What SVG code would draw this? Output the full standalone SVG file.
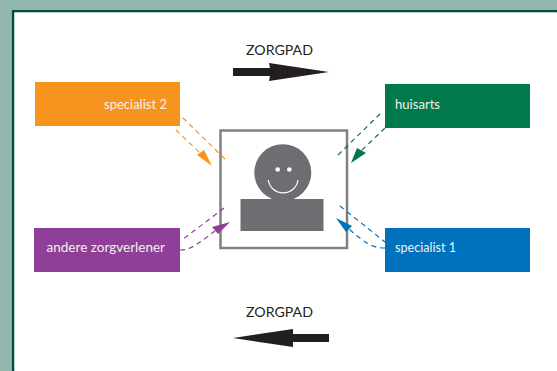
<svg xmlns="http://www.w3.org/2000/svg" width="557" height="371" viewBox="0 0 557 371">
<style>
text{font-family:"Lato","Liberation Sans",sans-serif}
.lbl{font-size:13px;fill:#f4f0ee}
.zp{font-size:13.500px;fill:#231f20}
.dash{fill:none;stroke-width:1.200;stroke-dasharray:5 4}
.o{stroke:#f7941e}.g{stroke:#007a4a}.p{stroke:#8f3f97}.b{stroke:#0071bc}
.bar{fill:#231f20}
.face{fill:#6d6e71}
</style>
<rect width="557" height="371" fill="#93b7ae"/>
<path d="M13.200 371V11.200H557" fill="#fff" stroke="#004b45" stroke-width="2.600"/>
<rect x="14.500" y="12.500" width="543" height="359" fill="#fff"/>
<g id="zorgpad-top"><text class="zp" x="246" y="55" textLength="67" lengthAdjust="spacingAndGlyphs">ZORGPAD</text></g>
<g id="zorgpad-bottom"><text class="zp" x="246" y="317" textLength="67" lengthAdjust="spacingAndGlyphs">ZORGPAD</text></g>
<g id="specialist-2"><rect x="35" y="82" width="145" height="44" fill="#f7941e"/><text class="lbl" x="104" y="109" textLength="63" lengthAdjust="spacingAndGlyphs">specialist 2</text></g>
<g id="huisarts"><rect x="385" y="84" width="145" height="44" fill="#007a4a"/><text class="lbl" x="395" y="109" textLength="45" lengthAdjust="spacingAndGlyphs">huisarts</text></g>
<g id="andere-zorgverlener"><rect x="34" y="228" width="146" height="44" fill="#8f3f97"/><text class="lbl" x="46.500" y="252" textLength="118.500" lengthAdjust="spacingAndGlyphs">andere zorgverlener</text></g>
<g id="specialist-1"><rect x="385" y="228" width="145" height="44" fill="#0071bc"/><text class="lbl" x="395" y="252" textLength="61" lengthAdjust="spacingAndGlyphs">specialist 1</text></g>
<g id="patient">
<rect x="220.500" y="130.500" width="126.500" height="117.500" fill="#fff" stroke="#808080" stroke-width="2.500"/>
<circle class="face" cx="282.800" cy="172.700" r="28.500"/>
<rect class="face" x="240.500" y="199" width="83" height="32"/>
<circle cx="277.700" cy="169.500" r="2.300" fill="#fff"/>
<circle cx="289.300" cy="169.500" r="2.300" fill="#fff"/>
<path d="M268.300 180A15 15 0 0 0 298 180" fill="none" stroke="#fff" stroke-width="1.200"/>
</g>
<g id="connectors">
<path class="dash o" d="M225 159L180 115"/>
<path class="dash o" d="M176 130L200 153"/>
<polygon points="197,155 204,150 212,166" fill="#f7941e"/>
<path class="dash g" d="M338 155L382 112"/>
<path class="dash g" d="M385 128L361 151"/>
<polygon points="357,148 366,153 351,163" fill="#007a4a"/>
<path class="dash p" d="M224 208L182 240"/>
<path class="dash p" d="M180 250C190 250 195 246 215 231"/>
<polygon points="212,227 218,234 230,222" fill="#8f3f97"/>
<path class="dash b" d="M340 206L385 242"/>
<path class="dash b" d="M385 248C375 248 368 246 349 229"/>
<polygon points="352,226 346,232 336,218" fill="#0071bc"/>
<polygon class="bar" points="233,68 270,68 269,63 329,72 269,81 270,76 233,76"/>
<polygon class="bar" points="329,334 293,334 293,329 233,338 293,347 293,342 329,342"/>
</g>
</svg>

------------------------------

Repeat the data exactly, without the pictures.

* [The answer]:
What SVG code would draw this? Output the full standalone SVG file.
<svg xmlns="http://www.w3.org/2000/svg" width="557" height="371" viewBox="0 0 557 371">
<style>
text{font-family:"Lato","Liberation Sans",sans-serif}
.lbl{font-size:13px;fill:#f4f0ee}
.zp{font-size:13.500px;fill:#231f20}
.dash{fill:none;stroke-width:1.200;stroke-dasharray:5 4}
.o{stroke:#f7941e}.g{stroke:#007a4a}.p{stroke:#8f3f97}.b{stroke:#0071bc}
.bar{fill:#231f20}
.face{fill:#6d6e71}
</style>
<rect width="557" height="371" fill="#93b7ae"/>
<path d="M13.200 371V11.200H557" fill="#fff" stroke="#004b45" stroke-width="2.600"/>
<rect x="14.500" y="12.500" width="543" height="359" fill="#fff"/>
<g id="zorgpad-top"><text class="zp" x="246" y="55" textLength="67" lengthAdjust="spacingAndGlyphs">ZORGPAD</text></g>
<g id="zorgpad-bottom"><text class="zp" x="246" y="317" textLength="67" lengthAdjust="spacingAndGlyphs">ZORGPAD</text></g>
<g id="specialist-2"><rect x="35" y="82" width="145" height="44" fill="#f7941e"/><text class="lbl" x="104" y="109" textLength="63" lengthAdjust="spacingAndGlyphs">specialist 2</text></g>
<g id="huisarts"><rect x="385" y="84" width="145" height="44" fill="#007a4a"/><text class="lbl" x="395" y="109" textLength="45" lengthAdjust="spacingAndGlyphs">huisarts</text></g>
<g id="andere-zorgverlener"><rect x="34" y="228" width="146" height="44" fill="#8f3f97"/><text class="lbl" x="46.500" y="252" textLength="118.500" lengthAdjust="spacingAndGlyphs">andere zorgverlener</text></g>
<g id="specialist-1"><rect x="385" y="228" width="145" height="44" fill="#0071bc"/><text class="lbl" x="395" y="252" textLength="61" lengthAdjust="spacingAndGlyphs">specialist 1</text></g>
<g id="patient">
<rect x="220.500" y="130.500" width="126.500" height="117.500" fill="#fff" stroke="#808080" stroke-width="2.500"/>
<circle class="face" cx="282.800" cy="172.700" r="28.500"/>
<rect class="face" x="240.500" y="199" width="83" height="32"/>
<circle cx="277.700" cy="169.500" r="2.300" fill="#fff"/>
<circle cx="289.300" cy="169.500" r="2.300" fill="#fff"/>
<path d="M268.300 180A15 15 0 0 0 298 180" fill="none" stroke="#fff" stroke-width="1.200"/>
</g>
<g id="connectors">
<path class="dash o" d="M225 159L180 115"/>
<path class="dash o" d="M176 130L200 153"/>
<polygon points="197,155 204,150 212,166" fill="#f7941e"/>
<path class="dash g" d="M338 155L382 112"/>
<path class="dash g" d="M385 128L361 151"/>
<polygon points="357,148 366,153 351,163" fill="#007a4a"/>
<path class="dash p" d="M224 208L182 240"/>
<path class="dash p" d="M180 250C190 250 195 246 215 231"/>
<polygon points="212,227 218,234 230,222" fill="#8f3f97"/>
<path class="dash b" d="M340 206L385 242"/>
<path class="dash b" d="M385 248C375 248 368 246 349 229"/>
<polygon points="352,226 346,232 336,218" fill="#0071bc"/>
<polygon class="bar" points="233,68 270,68 269,63 329,72 269,81 270,76 233,76"/>
<polygon class="bar" points="329,334 293,334 293,329 233,338 293,347 293,342 329,342"/>
</g>
</svg>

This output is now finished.